That Zimbabwe, particularly its capital city Harare’s CBD, now resembles one major vending stall is symptomatic of how implausibly bad the country’s economic situation has become.
When you have a carbuncle, while it is important to get the pus extracted, what is even more important is establishing what caused the infection in the first place.
If Zimbabwe had a normal, competently run government, the country’s economy would be booming like that of other developing countries, and companies would not have closed down resulting in millions losing their jobs, leaving them with no choice but to vend for a living.
The deplorable state of the economy is what caused this country to be a nation of vendors. It was inevitable that the vendors had to eventually descend on Harare’s CBD, because that is where there is a ready market for their assortment of goods. In these hard economic times, and with so much competition, one has to engage aggressive methods in order to sell anything, and with almost every adult in the country vending one thing or the other, there is a real need for any serious vendor to be strategically positioned.
That the-powers-that-be are now ordering the vendors to leave the CDB and go to “designated vending stalls” is quite unfair. Just how many of these “designated” stalls are there? And are they big enough to accommodate all the vendors currently making their living in the CBD? And how conveniently accessible to the customers are these so-called designated stalls?
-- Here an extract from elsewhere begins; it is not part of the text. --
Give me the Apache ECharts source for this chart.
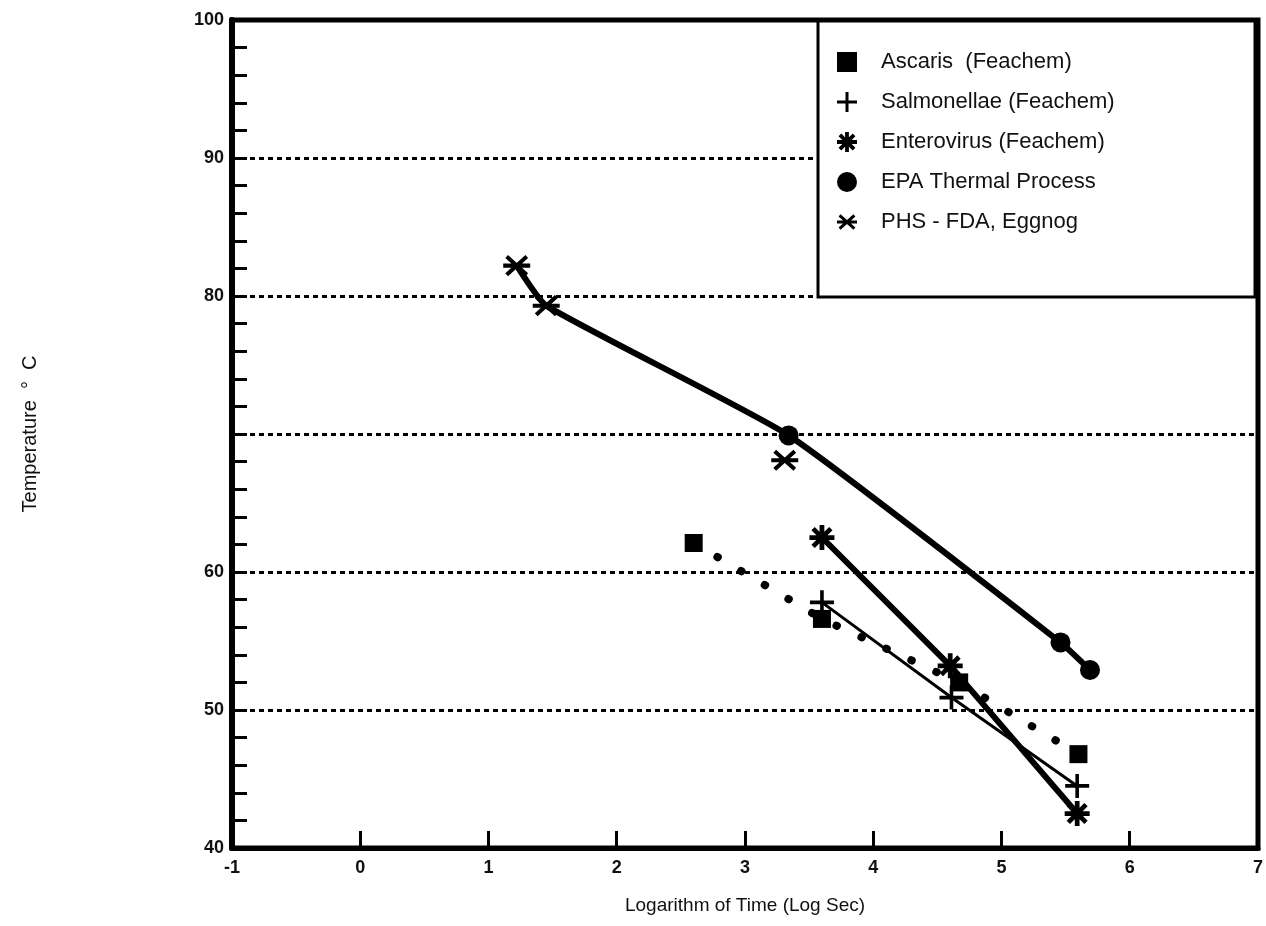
<!DOCTYPE html>
<html><head><meta charset="utf-8">
<script src="https://cdn.jsdelivr.net/npm/echarts@6/dist/echarts.min.js"></script>
<style>html,body{margin:0;padding:0;background:#fff}#c{width:1266px;height:926px}</style>
</head><body><div id="c"></div>
<script>
// ---- data ----
const seriesNames = ['Ascaris  (Feachem)', 'Salmonellae (Feachem)', 'Enterovirus (Feachem)', 'EPA Thermal Process', 'PHS - FDA, Eggnog'];
const ascarisX = [2.6, 3.6, 4.67, 5.6];
const ascarisY = [62.1, 56.6, 52.0, 46.8];
const salmX = [3.6, 4.61, 5.59];
const salmY = [57.8, 50.9, 44.5];
const enteroX = [3.6, 4.6, 5.59];
const enteroY = [62.5, 53.2, 42.5];
const epaX = [3.34, 5.46, 5.69];
const epaY = [69.9, 54.9, 52.9];
const phsX = [1.22, 1.45, 3.31];
const phsY = [82.2, 79.3, 68.1];
const xTickValues = [-1, 0, 1, 2, 3, 4, 5, 6, 7];
const xTickLabels = ['-1', '0', '1', '2', '3', '4', '5', '6', '7'];
const yTickValues = [40, 50, 60, 70, 80, 90, 100];
const yTickLabels = ['40', '50', '60', '', '80', '90', '100'];
const xTitle = 'Logarithm of Time (Log Sec)';
const yTitle = 'Temperature  °  C';

// ---- helpers ----
const zip = (xs, ys) => xs.map((x, i) => [x, ys[i]]);
function bars(angles, len, t) {
  let d = '';
  for (const a of angles) {
    const r = a * Math.PI / 180, dx = Math.cos(r), dy = Math.sin(r), nx = -dy, ny = dx;
    const pts = [
      [10 + len * dx + t * nx, 10 + len * dy + t * ny],
      [10 + len * dx - t * nx, 10 + len * dy - t * ny],
      [10 - len * dx - t * nx, 10 - len * dy - t * ny],
      [10 - len * dx + t * nx, 10 - len * dy + t * ny]
    ];
    d += 'M' + pts.map(p => p[0].toFixed(2) + ' ' + p[1].toFixed(2)).join(' L ') + ' Z ';
  }
  return 'path://' + d;
}
const plusSym = bars([0, 90], 10, 1.5);
const asterSym = bars([0, 45, 90, 135], 10, 1.9);
const xSym = bars([0, 42, 138], 10, 1.5);

const FONT = 'Liberation Sans';
const black = '#000';

const chart = echarts.init(document.getElementById('c'), null, {renderer: 'canvas'});
const lineBase = {type: 'line', symbol: 'none', silent: true, animation: false, z: 2};
const scatBase = {type: 'scatter', animation: false, z: 5, itemStyle: {color: black, opacity: 1}};

chart.setOption({
  animation: false,
  backgroundColor: '#fff',
  grid: {left: 232, right: 8, top: 20, bottom: 78, show: true, borderColor: black, borderWidth: 5, backgroundColor: 'transparent'},
  xAxis: {
    type: 'value', min: -1, max: 7, interval: 1,
    axisLine: {show: true, onZero: false, lineStyle: {color: black, width: 5}},
    axisTick: {show: true, inside: true, length: 17, lineStyle: {color: black, width: 3}},
    axisLabel: {show: true, showMinLabel: true, showMaxLabel: true, margin: 11, fontSize: 18, fontWeight: 'bold', color: '#111', fontFamily: FONT,
      formatter: v => { const i = xTickValues.indexOf(Math.round(v)); return i >= 0 ? xTickLabels[i] : ''; }},
    splitLine: {show: false},
    name: xTitle, nameLocation: 'middle', nameGap: 48,
    nameTextStyle: {fontSize: 19, color: '#111', fontFamily: FONT}
  },
  yAxis: {
    type: 'value', min: 40, max: 100, interval: 10,
    axisLine: {show: true, onZero: false, lineStyle: {color: black, width: 6}},
    axisTick: {show: true, inside: true, length: 15, lineStyle: {color: black, width: 3}},
    minorTick: {show: true, splitNumber: 5, length: 15, lineStyle: {color: black, width: 3}},
    axisLabel: {show: true, showMinLabel: true, showMaxLabel: true, margin: 8, fontSize: 18, fontWeight: 'bold', color: '#111', fontFamily: FONT,
      formatter: v => { const i = yTickValues.indexOf(Math.round(v)); return i >= 0 ? yTickLabels[i] : ''; }},
    splitLine: {show: true, lineStyle: {color: black, width: 3, type: [5, 4]}},
    name: yTitle, nameLocation: 'middle', nameGap: 192, nameRotate: 90,
    nameTextStyle: {fontSize: 20, color: '#111', fontFamily: FONT}
  },
  graphic: [{
    type: 'rect', z: 3, silent: true,
    shape: {x: 818, y: 21, width: 437, height: 276},
    style: {fill: '#fff', stroke: black, lineWidth: 3}
  }],
  legend: {
    show: true, orient: 'vertical', left: 832, top: 46,
    itemWidth: 20, itemHeight: 20, itemGap: 18,
    data: seriesNames,
    selectedMode: false,
    itemStyle: {borderWidth: 0},
    textStyle: {fontSize: 22, color: '#111', fontFamily: FONT, padding: [0, 0, 0, 19]},
    z: 6
  },
  series: [
    Object.assign({}, lineBase, {name: 'ascaris-line', data: zip(ascarisX, ascarisY),
      lineStyle: {color: black, width: 8, type: [0.5, 27], cap: 'round'}}),
    Object.assign({}, lineBase, {name: 'salm-line', data: zip(salmX, salmY),
      lineStyle: {color: black, width: 3}}),
    Object.assign({}, lineBase, {name: 'entero-line', data: zip(enteroX, enteroY),
      lineStyle: {color: black, width: 6}}),
    Object.assign({}, lineBase, {name: 'phs-epa-curve', smooth: 0.15,
      data: zip(phsX.slice(0, 2), phsY.slice(0, 2)).concat(zip(epaX, epaY)),
      lineStyle: {color: black, width: 6}}),
    Object.assign({}, scatBase, {name: seriesNames[0], symbol: 'rect', symbolSize: 18, data: zip(ascarisX, ascarisY)}),
    Object.assign({}, scatBase, {name: seriesNames[1], symbol: plusSym, symbolSize: 24, symbolKeepAspect: true, data: zip(salmX, salmY)}),
    Object.assign({}, scatBase, {name: seriesNames[2], symbol: asterSym, symbolSize: 25, symbolKeepAspect: true, data: zip(enteroX, enteroY)}),
    Object.assign({}, scatBase, {name: seriesNames[3], symbol: 'circle', symbolSize: 20, data: zip(epaX, epaY)}),
    Object.assign({}, scatBase, {name: seriesNames[4], symbol: xSym, symbolSize: 27, symbolKeepAspect: true, data: zip(phsX, phsY)})
  ]
});
</script>
</body></html>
All these are questions that concern the vendors as they have a bearing on whether they will continue making a living or not if they go along with these government plans.
Since it is now clear for everyone to see that the Zanu PF government has dismally failed to deliver on its promise to create two million jobs, the least it can do — as a show of sincerity — is make concerted efforts to regulate vending. I do not think vendors that are serious about their livelihoods would refuse to pay reasonable taxes or a fee if they are provided with sufficient vending stalls with ablution facilities established at convenient spots.
The government would do well to realise that given a better choice, not many people would ever opt for vending as a source of livelihood, especially the degreed youths that now sell on the streets. Nobody enjoys sitting on the streets bearing the vagaries of the weather all day long selling vegetables, airtime, groceries, etc. It is a last resort for many people whose government has let them down. If the Zanu PF government had delivered on those two million jobs it promised when it was desperate for votes, maybe the problem would not have catapulted to the current horrendous levels.
While it is a fact that we do have a serious problem there, kicking them out is not the solution. Like a friend mentioned to me, “Livelihoods must never be sacrificed at the altar of free walking space.”
In New York, I hear someone would be selling hotdogs in a cart in one corner, while another sells gyros in another, while yet another peddles belts and sunglasses, and so forth. If street vending is common even on New York streets where the economy is reasonably stable, what would you expect in Zimbabwe, a country with an economy in tatters?
What is needed is a wholesome solution that does not cost people their livelihoods. There is need to create a system that ensures vending in the CBD is done in an orderly fashion. The city council should provide space and should manage vendor distribution around the city corners in a manner that is satisfactory to them. Maintaining a clean city and sweeping the streets is council’s job and it is the failure of systems that lead to the commotion and filth. The campaign to keep the city clean is for every citizen and should not be blamed on vendors alone.
Above all, it is the responsibility of the Zanu PF government to come up with policies that encourage job creation.
With so little to build our livelihood on in this country, we should all love and appreciate the vendors because they are strong persevering people and no matter how hard things are, they are out there trying to make a living and not engaging in criminal activities, something that tends to happen when people are out of means to survive. For that reason, they need our support.